AVAILABLE DATA:
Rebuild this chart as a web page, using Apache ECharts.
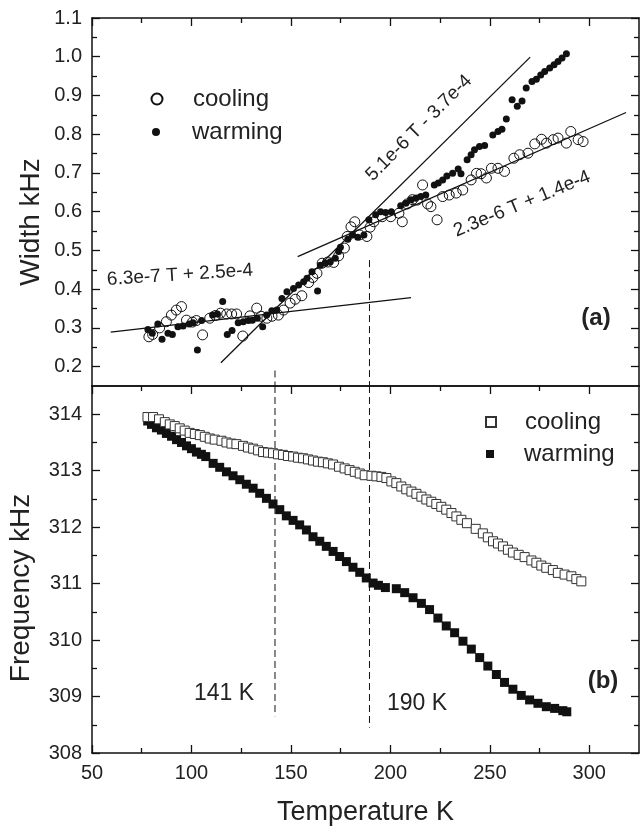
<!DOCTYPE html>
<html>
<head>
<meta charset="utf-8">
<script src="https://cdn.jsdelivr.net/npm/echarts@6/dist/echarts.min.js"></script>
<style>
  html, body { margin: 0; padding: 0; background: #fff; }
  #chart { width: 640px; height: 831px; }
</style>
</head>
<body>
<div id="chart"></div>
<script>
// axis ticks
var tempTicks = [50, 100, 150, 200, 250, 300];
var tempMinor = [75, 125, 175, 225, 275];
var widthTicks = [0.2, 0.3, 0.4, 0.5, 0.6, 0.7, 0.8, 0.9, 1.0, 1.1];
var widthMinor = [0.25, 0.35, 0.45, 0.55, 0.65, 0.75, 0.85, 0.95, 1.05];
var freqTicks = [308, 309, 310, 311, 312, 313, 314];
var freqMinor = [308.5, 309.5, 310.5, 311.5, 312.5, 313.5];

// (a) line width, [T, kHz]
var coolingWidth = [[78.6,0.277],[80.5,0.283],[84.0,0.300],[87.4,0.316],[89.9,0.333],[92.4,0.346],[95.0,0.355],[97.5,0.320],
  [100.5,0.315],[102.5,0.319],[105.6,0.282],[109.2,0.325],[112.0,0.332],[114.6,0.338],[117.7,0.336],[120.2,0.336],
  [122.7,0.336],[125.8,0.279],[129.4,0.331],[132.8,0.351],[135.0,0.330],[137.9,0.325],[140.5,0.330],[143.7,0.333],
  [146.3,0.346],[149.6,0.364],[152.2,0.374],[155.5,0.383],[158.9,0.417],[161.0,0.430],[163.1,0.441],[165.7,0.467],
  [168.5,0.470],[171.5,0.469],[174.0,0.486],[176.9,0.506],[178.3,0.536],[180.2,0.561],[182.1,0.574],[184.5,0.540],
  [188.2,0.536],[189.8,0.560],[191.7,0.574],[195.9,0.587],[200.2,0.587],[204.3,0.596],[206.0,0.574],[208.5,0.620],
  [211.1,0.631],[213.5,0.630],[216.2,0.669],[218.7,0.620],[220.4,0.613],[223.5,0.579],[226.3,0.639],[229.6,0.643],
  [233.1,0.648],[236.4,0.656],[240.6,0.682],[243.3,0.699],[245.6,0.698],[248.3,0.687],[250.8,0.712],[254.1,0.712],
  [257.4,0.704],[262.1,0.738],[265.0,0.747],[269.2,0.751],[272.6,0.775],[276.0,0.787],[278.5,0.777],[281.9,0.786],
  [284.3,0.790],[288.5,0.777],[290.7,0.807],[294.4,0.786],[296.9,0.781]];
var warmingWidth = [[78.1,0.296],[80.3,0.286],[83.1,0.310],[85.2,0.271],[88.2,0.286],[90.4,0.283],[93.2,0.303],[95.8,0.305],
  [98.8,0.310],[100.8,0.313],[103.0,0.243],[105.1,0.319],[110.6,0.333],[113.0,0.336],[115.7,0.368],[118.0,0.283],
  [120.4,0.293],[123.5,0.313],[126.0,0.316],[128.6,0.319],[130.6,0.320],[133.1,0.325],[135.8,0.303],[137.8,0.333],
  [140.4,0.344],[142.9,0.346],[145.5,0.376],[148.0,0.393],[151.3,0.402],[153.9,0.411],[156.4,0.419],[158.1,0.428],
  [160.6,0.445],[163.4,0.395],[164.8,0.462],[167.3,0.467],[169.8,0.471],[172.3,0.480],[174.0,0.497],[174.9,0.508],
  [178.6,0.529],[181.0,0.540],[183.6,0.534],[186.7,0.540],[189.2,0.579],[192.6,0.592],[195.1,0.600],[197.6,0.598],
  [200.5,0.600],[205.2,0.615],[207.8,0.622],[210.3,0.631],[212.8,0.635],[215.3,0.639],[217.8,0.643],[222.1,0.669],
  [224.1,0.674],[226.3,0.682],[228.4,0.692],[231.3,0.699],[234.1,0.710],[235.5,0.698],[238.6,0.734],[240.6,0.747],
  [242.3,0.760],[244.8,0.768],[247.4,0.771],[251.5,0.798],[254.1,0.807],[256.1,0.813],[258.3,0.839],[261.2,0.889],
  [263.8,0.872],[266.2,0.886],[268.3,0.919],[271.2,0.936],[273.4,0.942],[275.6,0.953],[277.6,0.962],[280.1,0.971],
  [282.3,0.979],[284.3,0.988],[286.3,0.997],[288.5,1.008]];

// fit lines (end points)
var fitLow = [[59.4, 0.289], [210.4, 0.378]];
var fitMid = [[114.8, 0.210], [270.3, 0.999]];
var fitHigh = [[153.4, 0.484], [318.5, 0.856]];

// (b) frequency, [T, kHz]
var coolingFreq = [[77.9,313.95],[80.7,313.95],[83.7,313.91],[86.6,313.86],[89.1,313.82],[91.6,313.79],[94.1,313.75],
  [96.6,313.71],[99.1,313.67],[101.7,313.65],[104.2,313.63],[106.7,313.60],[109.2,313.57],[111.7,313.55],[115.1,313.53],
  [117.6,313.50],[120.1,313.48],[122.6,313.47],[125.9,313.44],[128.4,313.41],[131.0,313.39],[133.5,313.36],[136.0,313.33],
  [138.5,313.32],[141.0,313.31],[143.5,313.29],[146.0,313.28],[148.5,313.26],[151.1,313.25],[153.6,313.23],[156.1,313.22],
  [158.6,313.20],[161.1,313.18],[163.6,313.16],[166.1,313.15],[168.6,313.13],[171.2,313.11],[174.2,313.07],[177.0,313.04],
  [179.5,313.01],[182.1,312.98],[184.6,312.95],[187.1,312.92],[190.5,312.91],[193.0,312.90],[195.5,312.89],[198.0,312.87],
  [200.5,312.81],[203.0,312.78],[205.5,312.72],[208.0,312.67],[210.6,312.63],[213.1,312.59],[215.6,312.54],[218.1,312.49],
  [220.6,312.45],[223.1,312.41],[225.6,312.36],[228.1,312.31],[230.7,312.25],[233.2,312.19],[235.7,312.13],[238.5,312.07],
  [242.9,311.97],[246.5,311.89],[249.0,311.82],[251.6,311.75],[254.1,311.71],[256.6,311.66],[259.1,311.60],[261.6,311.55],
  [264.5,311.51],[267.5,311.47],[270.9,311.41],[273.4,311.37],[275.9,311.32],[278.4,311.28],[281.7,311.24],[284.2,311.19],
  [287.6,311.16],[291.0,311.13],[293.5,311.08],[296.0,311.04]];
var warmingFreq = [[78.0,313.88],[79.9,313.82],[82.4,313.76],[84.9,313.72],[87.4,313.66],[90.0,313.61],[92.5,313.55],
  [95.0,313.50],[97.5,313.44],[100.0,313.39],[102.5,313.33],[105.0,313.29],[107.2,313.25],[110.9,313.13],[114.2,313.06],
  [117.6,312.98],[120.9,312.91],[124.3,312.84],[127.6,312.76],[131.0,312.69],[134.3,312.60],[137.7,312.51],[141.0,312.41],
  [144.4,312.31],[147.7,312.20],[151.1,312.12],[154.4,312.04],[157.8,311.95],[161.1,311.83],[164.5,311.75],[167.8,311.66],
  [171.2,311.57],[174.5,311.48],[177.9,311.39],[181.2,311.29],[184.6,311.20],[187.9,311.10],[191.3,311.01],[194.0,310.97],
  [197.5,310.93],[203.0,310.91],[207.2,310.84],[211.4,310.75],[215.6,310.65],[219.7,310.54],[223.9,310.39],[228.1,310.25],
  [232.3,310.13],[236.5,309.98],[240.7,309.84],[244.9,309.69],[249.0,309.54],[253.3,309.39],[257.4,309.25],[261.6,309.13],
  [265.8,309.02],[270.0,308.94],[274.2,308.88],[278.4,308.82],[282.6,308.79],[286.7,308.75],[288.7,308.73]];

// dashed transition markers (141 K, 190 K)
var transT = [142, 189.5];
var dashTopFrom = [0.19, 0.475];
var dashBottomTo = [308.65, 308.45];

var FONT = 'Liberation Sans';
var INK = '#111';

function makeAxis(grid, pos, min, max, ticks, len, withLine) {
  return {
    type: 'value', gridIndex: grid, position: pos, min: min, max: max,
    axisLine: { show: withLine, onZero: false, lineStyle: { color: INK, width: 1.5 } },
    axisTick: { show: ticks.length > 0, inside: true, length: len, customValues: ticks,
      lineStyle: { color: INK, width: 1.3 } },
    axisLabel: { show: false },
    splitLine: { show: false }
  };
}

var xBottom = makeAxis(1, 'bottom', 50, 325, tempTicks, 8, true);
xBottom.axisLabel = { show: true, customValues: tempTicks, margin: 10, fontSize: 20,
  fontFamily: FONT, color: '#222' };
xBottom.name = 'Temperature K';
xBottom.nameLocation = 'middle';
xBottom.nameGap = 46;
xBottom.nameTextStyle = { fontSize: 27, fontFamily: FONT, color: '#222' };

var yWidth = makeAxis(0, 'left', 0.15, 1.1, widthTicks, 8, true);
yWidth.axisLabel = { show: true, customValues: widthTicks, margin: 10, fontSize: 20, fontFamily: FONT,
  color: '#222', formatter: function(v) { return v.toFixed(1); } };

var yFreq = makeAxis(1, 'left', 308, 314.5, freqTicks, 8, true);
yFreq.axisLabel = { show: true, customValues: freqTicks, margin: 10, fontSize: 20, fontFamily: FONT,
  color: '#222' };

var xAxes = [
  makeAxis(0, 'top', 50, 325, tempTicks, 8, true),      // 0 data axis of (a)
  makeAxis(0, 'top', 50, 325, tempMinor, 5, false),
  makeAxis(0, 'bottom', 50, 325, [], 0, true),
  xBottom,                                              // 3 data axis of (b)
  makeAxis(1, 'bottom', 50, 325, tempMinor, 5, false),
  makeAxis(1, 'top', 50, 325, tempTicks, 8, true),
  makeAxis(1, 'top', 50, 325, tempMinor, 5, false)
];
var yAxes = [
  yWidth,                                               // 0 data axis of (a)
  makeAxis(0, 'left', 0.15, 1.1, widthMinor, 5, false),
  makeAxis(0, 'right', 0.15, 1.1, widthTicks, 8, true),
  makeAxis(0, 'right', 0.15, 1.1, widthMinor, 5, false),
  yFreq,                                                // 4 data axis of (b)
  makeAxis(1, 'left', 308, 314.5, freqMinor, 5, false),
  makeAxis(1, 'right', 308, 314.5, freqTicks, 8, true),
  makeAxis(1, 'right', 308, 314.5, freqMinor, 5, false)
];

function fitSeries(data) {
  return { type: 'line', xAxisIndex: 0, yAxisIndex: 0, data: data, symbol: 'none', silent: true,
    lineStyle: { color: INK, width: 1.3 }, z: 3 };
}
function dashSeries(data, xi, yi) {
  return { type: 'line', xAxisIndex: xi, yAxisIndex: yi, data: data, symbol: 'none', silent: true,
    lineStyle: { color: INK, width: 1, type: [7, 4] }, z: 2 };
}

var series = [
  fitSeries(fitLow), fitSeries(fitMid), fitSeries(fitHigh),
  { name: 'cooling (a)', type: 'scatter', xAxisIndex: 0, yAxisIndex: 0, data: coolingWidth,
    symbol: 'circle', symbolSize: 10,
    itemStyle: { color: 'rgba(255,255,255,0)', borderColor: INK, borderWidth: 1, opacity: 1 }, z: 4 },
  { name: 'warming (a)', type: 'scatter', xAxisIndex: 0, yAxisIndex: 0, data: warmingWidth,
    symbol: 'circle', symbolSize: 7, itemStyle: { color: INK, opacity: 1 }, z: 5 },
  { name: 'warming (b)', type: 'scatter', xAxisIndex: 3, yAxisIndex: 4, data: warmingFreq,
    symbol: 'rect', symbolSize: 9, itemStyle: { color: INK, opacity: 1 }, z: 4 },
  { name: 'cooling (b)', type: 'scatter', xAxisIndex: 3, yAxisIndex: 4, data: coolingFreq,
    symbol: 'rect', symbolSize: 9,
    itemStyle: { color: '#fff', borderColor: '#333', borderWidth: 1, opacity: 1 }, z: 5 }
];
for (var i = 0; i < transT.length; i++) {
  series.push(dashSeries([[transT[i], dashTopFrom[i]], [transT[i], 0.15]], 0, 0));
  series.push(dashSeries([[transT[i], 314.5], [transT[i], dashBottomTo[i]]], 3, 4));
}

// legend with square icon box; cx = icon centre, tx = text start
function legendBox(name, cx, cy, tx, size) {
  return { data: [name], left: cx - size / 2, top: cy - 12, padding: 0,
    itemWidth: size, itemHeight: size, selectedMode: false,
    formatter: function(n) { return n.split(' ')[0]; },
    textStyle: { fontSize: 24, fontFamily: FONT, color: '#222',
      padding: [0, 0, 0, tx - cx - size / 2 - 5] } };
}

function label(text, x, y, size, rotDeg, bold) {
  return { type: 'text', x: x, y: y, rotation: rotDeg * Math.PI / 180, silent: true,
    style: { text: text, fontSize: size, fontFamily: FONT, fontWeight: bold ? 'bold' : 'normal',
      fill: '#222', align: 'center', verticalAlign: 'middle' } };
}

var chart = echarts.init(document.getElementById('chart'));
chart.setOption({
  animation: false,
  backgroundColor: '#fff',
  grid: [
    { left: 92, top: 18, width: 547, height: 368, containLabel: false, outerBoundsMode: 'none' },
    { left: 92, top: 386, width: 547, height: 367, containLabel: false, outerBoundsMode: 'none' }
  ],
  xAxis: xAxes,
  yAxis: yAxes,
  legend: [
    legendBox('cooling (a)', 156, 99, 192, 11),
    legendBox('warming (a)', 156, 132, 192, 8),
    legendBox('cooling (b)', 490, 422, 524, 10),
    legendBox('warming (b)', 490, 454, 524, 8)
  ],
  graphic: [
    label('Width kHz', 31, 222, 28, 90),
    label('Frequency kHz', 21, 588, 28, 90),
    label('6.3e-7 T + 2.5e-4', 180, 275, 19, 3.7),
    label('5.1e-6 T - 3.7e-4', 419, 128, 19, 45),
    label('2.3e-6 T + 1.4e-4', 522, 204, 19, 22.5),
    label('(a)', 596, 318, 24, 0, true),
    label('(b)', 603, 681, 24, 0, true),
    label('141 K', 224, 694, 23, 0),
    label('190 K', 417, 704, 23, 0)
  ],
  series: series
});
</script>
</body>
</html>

YOUR GOAL: From the opening line of the listing above through the line bearing "var freqMinor = [308.5, 309.5, 310.5, 311.5, 312.5, 313.5];", repeat each line exactly. Drop every picture.

WRITTEN ANSWER:
Rebuild this chart as a web page, using Apache ECharts.
<!DOCTYPE html>
<html>
<head>
<meta charset="utf-8">
<script src="https://cdn.jsdelivr.net/npm/echarts@6/dist/echarts.min.js"></script>
<style>
  html, body { margin: 0; padding: 0; background: #fff; }
  #chart { width: 640px; height: 831px; }
</style>
</head>
<body>
<div id="chart"></div>
<script>
// axis ticks
var tempTicks = [50, 100, 150, 200, 250, 300];
var tempMinor = [75, 125, 175, 225, 275];
var widthTicks = [0.2, 0.3, 0.4, 0.5, 0.6, 0.7, 0.8, 0.9, 1.0, 1.1];
var widthMinor = [0.25, 0.35, 0.45, 0.55, 0.65, 0.75, 0.85, 0.95, 1.05];
var freqTicks = [308, 309, 310, 311, 312, 313, 314];
var freqMinor = [308.5, 309.5, 310.5, 311.5, 312.5, 313.5];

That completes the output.